The Kremlin is now trying to have it both ways by giving regional governments seven to 12 years to restructure debts while threatening to sanction regions that are too indebted. The growing regularity of regional schemes to support their own industries are largely rooted in budget policies.

Moscow has opted to buy itself a pass for now but is looking to reduce spending going forward, turning budget consolidation into a slow-moving train wreck rather than a fast and painful manoeuvre. Budget transfers to the regions are set at RUB645.1bn for this year, with transfer increases for 47 regions and decreases for another 26. This may not prove sustainable. FAS’s complaint exposes a serious problem: the ostensible stabilisation of the economy is pushing regions to privilege their own companies in pursuit of revenues. In other words, stabilisation isn’t proceeding evenly at a time when Moscow wants to spend less on regional subsidies going forward – a goal that necessitates regional convergence.

Roots of the wage and budget problem

The May decrees of 2012 built a social reform plank that depended on increasing state employee wages. Considering that public sector employees comprise nearly a quarter of Russia’s workforce, this was a costly promise. Naturally, the collapse in oil prices, effects of sanctions, and structural problems in Russia’s economy have made it hard to meet the bill: 77% of 1,600 Russians polled by the National Agency of Financial Research said that high wages were most important in finding their ideal job. Average wages in Russia for 2016 stood around RUB32,600 ($573) a month and grew an estimated 3% last year in real terms, 7% in nominal terms, reaching RUB38,275 rubles a month. But the distribution of wages at the regional level shows a more complicated story than one of stabilisation and recovery after the economic crisis hit in 2014.

Median wages by region as of April last year are far from evenly distributed: only nine of the 85 regions (including Crimea and Sevastopol) surveyed had median wages higher than the national average. Of those nine, four are oil and gas production sectors and four either supply other raw materials and resources, are slowly developing their hydrocarbon reserves, or receive large subsidies due to higher costs of living. Moscow isn’t the top region either, with both Yamalo-Nenets and Chukhotka’s regional nominal wages higher on average.

The lack of high-earners paints a starker regional breakdown. In 72 of 85 regions, fewer than 5% of the workforce earns more than RUB100,000 ($1,757) a month. By share of high-earners, Moscow is in the lead (17.05%), followed by Chukhotka (20.98%), and Yamalo-Nenetsk (23.47%).

More than 10% of the population earns less than RUB10,000 a month in 53 regions and more than 20% of the population earns less than RUB10,000 a month in 22 regions.

Of course, when one accounts for population density, things are much more complicated. Varying wage levels, in part, speak to structural issues in Russia’s economy going back to the Soviet period. Much of the country was unsustainably developed without concerns for market logic, creating supply chains and structures that require heavy subsidisation to this day. But the link between wages and regional budget troubles can help explain why concerns about regional protectionism are popping up now.

A fraying social contract

In many regions, wages are artificially inflated by coefficients pegged to national averages, a practice begun in the Soviet period when the state sought to reward people, particularly skilled labour, for living in harsh and remote conditions.

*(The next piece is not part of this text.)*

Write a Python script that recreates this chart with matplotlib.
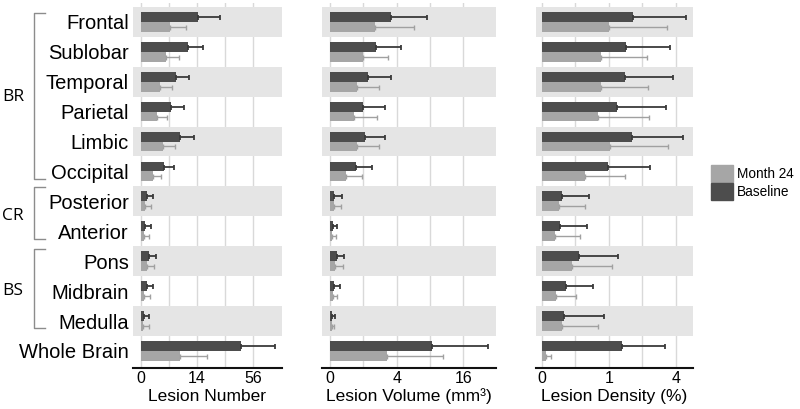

The laws also alter the amount added to wages if one moves to the region – life-long residents receive greater benefits. As bne IntelliNews has reported, the country’s poorest regions were pushed into debt because most of the cost of the 2012 May Decrees fell onto regional budgets. Back in 2015, Natalia Zubarevich calculated that 70% of the May Decree expenditures had been shoved onto regional budgets. The balance of expenditures has most likely tilted even more heavily towards the regions since.

As a result, it makes less sense for regional governments to provide subsidies to businesses if they’re registered outside of the region and don’t contribute corporate taxes to already-stretched regional budgets. Excise taxes on alcohol are a particularly prized revenue stream lost if the company that manufactures it isn’t registered within the region.

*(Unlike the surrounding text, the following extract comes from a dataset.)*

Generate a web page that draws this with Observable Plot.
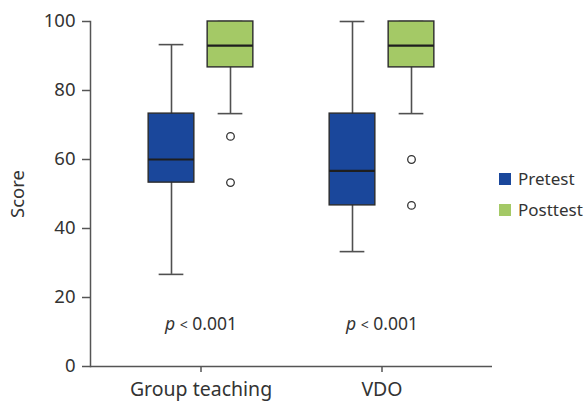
<!DOCTYPE html>
<html>
<head>
<meta charset="utf-8">
<script src="https://cdn.jsdelivr.net/npm/d3@7"></script>
<script src="https://cdn.jsdelivr.net/npm/@observablehq/plot@0.6"></script>
<style>
  body { margin: 0; background: #fff; }
  #wrap { position: relative; width: 585px; height: 405px; font-family: "Noto Sans", sans-serif; overflow: hidden; }
  #legend { position: absolute; left: 499px; top: 163px; color: #333; font-size: 17px; white-space: nowrap; }
  .sw { display: flex; align-items: center; height: 31px; }
  .sw span.box { width: 12px; height: 12px; margin-right: 7px; display: inline-block; flex: none; }
</style>
</head>
<body>
<div id="wrap"></div>
<script>
// ---- data ----
const groups = ["Group teaching", "VDO"];
const tests = ["Pretest", "Posttest"];
const testColors = ["#1a479b", "#a4c966"];

const boxGroup = ["Group teaching", "Group teaching", "VDO", "VDO"];
const boxTest = ["Pretest", "Posttest", "Pretest", "Posttest"];
const whiskerLow = [26.7, 73.3, 33.3, 73.3];
const q1 = [53.3, 86.7, 46.7, 86.7];
const median = [60, 93, 56.7, 93];
const q3 = [73.3, 100, 73.3, 100];
const whiskerHigh = [93.3, 100, 100, 100];

const outlierGroup = ["Group teaching", "Group teaching", "VDO", "VDO"];
const outlierTest = ["Posttest", "Posttest", "Posttest", "Posttest"];
const outlierValue = [66.7, 53.3, 60, 46.7];

const pGroup = ["Group teaching", "VDO"];
const pLabel = ["p < 0.001", "p < 0.001"];

const yTicks = [0, 20, 40, 60, 80, 100];

// ---- tables ----
const boxes = boxGroup.map((g, i) => ({group: g, test: boxTest[i], lo: whiskerLow[i], q1: q1[i], med: median[i], q3: q3[i], hi: whiskerHigh[i]}));
const outliers = outlierGroup.map((g, i) => ({group: g, test: outlierTest[i], value: outlierValue[i]}));
const pvals = pGroup.map((g, i) => ({group: g, label: pLabel[i]}));

// layout per test (styling offsets only)
const offset = {Pretest: -29.5, Posttest: 29.5};
const BW = 163.3; // approximate band width for inset calculations
const boxInset = (BW - 46) / 2;
const capInset = (BW - 25) / 2;

const marks = [];
tests.forEach((t, ti) => {
  const b = boxes.filter(d => d.test === t);
  const o = outliers.filter(d => d.test === t);
  marks.push(
    Plot.ruleX(b, {x: "group", y1: "lo", y2: "hi", dx: offset[t], stroke: "#505050", strokeWidth: 1.6}),
    Plot.tickY(b, {x: "group", y: "lo", dx: offset[t], inset: capInset, stroke: "#505050", strokeWidth: 1.6}),
    Plot.tickY(b, {x: "group", y: "hi", dx: offset[t], inset: capInset, stroke: "#505050", strokeWidth: 1.6}),
    Plot.barY(b, {x: "group", y1: "q1", y2: "q3", dx: offset[t], insetLeft: boxInset, insetRight: boxInset, fill: testColors[ti], stroke: "#2b2b2b", strokeWidth: 1.4}),
    Plot.tickY(b, {x: "group", y: "med", dx: offset[t], inset: boxInset, stroke: "#1e1e1e", strokeWidth: 2.2}),
    Plot.dot(o, {x: "group", y: "value", dx: offset[t], r: 3.8, fill: "white", stroke: "#333", strokeWidth: 1.3})
  );
});

const chart = Plot.plot({
  width: 585,
  height: 405,
  marginLeft: 90,
  marginRight: 93,
  marginTop: 21,
  marginBottom: 39,
  style: {fontFamily: "Noto Sans, sans-serif", fontSize: "17px", color: "#333", background: "white", overflow: "visible"},
  x: {domain: groups, paddingInner: 0.1, paddingOuter: 0.158},
  y: {domain: [0, 100]},
  marks: [
    Plot.ruleY([0], {stroke: "#555", strokeWidth: 1.5}),
    Plot.frame({anchor: "left", stroke: "#555", strokeWidth: 1.5}),
    Plot.axisY({ticks: yTicks, tickSize: 8, tickPadding: 7, fontSize: 18.5, label: "Score", labelAnchor: "center", labelArrow: "none", labelOffset: 80, stroke: "#555", strokeWidth: 1.5, fill: "#333"}),
    Plot.axisX({tickSize: 6, tickPadding: 10, fontSize: 19.5, label: null, stroke: "#555", strokeWidth: 1.5, fill: "#333"}),
    ...marks,
    Plot.text(pvals, {x: "group", text: "label", frameAnchor: "bottom", dy: -37, fontSize: 17.5, fill: "#333", className: "plabel"})
  ]
});

document.getElementById("wrap").appendChild(chart);

// italic "p" in p-value labels
d3.select(chart).selectAll(".plabel text").each(function() {
  const s = this.textContent;
  const rest = s.slice(1);
  const sel = d3.select(this);
  sel.text(null);
  sel.append("tspan").attr("font-style", "italic").text(s[0]);
  const m = rest.match(/^(\s*)(<)(\s*)(.*)$/);
  if (m) {
    sel.append("tspan").text(m[1]);
    sel.append("tspan").attr("font-size", "14").text(m[2]);
    sel.append("tspan").text(m[3] + m[4]);
  } else {
    sel.append("tspan").text(rest);
  }
});

// legend
const legend = d3.select("#wrap").append("div").attr("id", "legend");
tests.forEach((t, i) => {
  const row = legend.append("div").attr("class", "sw");
  row.append("span").attr("class", "box").style("background", testColors[i]);
  row.append("span").text(t);
});
</script>
</body>
</html>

FAS’s concern is that these manoeuvres to deny subsidies raise costs for consumers. In the wake of Putin’s address filled with promises to improve living standards and create economic growth, it ought to be noted that only 28% of respondents polled by Gallup at the end of last year expected major improvement in the economy this year. What’s happening with regional budgets directly impacts the Kremlin’s contract with regional elites and governments.

Declining federal budget transfers to the regions leave regional authorities with an array of bad choices. Average wages for regional state employees can be raised, but often with the caveat that some workers must then be let go. Another ruse that has emerged is wages are raised but then so are working hours, or per hour wages are increased but the number of hours are then reduced.

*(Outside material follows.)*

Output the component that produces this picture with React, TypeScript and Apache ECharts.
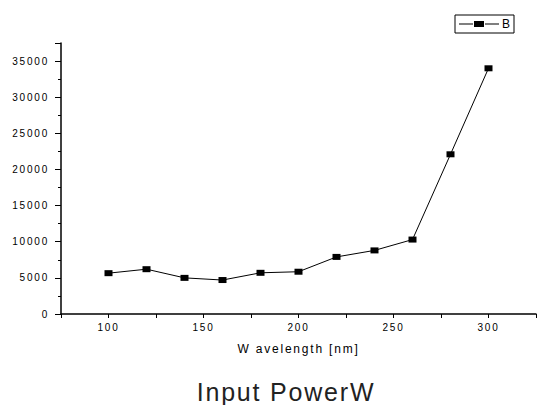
import React, { useEffect, useRef } from "react";
import * as echarts from "echarts";

const wavelengths = [100, 120, 140, 160, 180, 200, 220, 240, 260, 280, 300];
const valuesB = [5650, 6200, 5000, 4700, 5700, 5850, 7900, 8800, 10300, 22100, 34000];
const seriesName = "B";
const xAxisName = "W avelength [nm]";
const chartTitle = "Input PowerW";

export default function App() {
  const ref = useRef<HTMLDivElement>(null);
  useEffect(() => {
    document.body.style.margin = "0";
    if (!ref.current) return;
    const chart = echarts.init(ref.current, null, { renderer: "svg" });
    const font = "'Liberation Sans', Arial, sans-serif";
    chart.setOption({
      animation: false,
      grid: { left: 61, right: 1, top: 43, bottom: 91, containLabel: false },
      legend: {
        left: 455,
        top: 15,
        padding: [3, 4],
        borderColor: "#000",
        borderWidth: 1,
        borderRadius: 0,
        itemWidth: 40,
        itemHeight: 10,
        itemGap: 5,
        data: [
          {
            name: seriesName,
            icon: "path://M0,4.5 H14 V5.5 H0 Z M15,2 H25 V8 H15 Z M26,4.5 H40 V5.5 H26 Z",
          },
        ],
        textStyle: { fontFamily: font, fontSize: 12, color: "#000", padding: [0, 0, 0, -2] },
      },
      graphic: [
        {
          type: "text",
          x: 286,
          y: 379,
          style: {
            text: chartTitle,
            textAlign: "center",
            textVerticalAlign: "top",
            fontFamily: font,
            fontSize: 25,
            fill: "#222",
          },
        },
      ],
      xAxis: {
        type: "value",
        min: 75,
        max: 325,
        interval: 25,
        name: xAxisName,
        nameLocation: "middle",
        nameGap: 29,
        nameTextStyle: { fontFamily: font, fontSize: 12, color: "#000" },
        axisLine: { lineStyle: { color: "#000", width: 1.5 } },
        axisTick: { show: true, inside: false, length: 4, lineStyle: { color: "#000", width: 1 } },
        axisLabel: {
          fontFamily: font,
          fontSize: 10,
          color: "#000",
          margin: 8,
          formatter: (v: number) => (v % 50 === 0 ? String(v) : ""),
        },
        splitLine: { show: false },
      },
      yAxis: {
        type: "value",
        min: 0,
        max: 37500,
        interval: 5000,
        axisLine: { show: true, lineStyle: { color: "#000", width: 1.5 } },
        axisTick: { show: true, inside: false, length: 6, lineStyle: { color: "#000", width: 1 } },
        minorTick: { show: true, splitNumber: 2, length: 3, lineStyle: { color: "#000", width: 1 } },
        axisLabel: {
          fontFamily: font,
          fontSize: 10,
          color: "#000",
          margin: 12,
          showMaxLabel: false,
          formatter: (v: number) => String(v),
        },
        splitLine: { show: false },
      },
      series: [
        {
          name: seriesName,
          type: "line",
          data: wavelengths.map((w, i) => [w, valuesB[i]]),
          symbol: "rect",
          symbolSize: [8, 6],
          itemStyle: { color: "#000" },
          lineStyle: { color: "#000", width: 1 },
        },
      ],
    });
    return () => chart.dispose();
  }, []);
  return (
    <>
      <style>{"#chartbox text { letter-spacing: 1.8px; }"}</style>
      <div id="chartbox" ref={ref} style={{ width: 539, height: 405 }} />
    </>
  );
}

Improvements in credit ratings to please Moscow entail cutting spending that is obligated by social programmes launched in 2012. Most of all, macroeconomic stability is not leading to greater investments or budget transfers from Moscow for regions in serious need. Excluding a one-time pension payout, real incomes declined 7% year-on-year this January. But rising consumer spending is being driven by a growing willingness to take on debt.

If the regions are going to increase their revenues amidst an ostensible stabilisation of the economy with declining real incomes, it’s in their interest to capture revenues locally and cease taking part in complicated transfers of their own budgets to aid businesses elsewhere. “Economic separatism” makes sense. Already by August 2016, then-governor of Samara Nikolai Merkushkin warned that the time had come “to fight for every ruble from the federal budget.” It’s unlikely Putin 4.0 has much to offer to change that.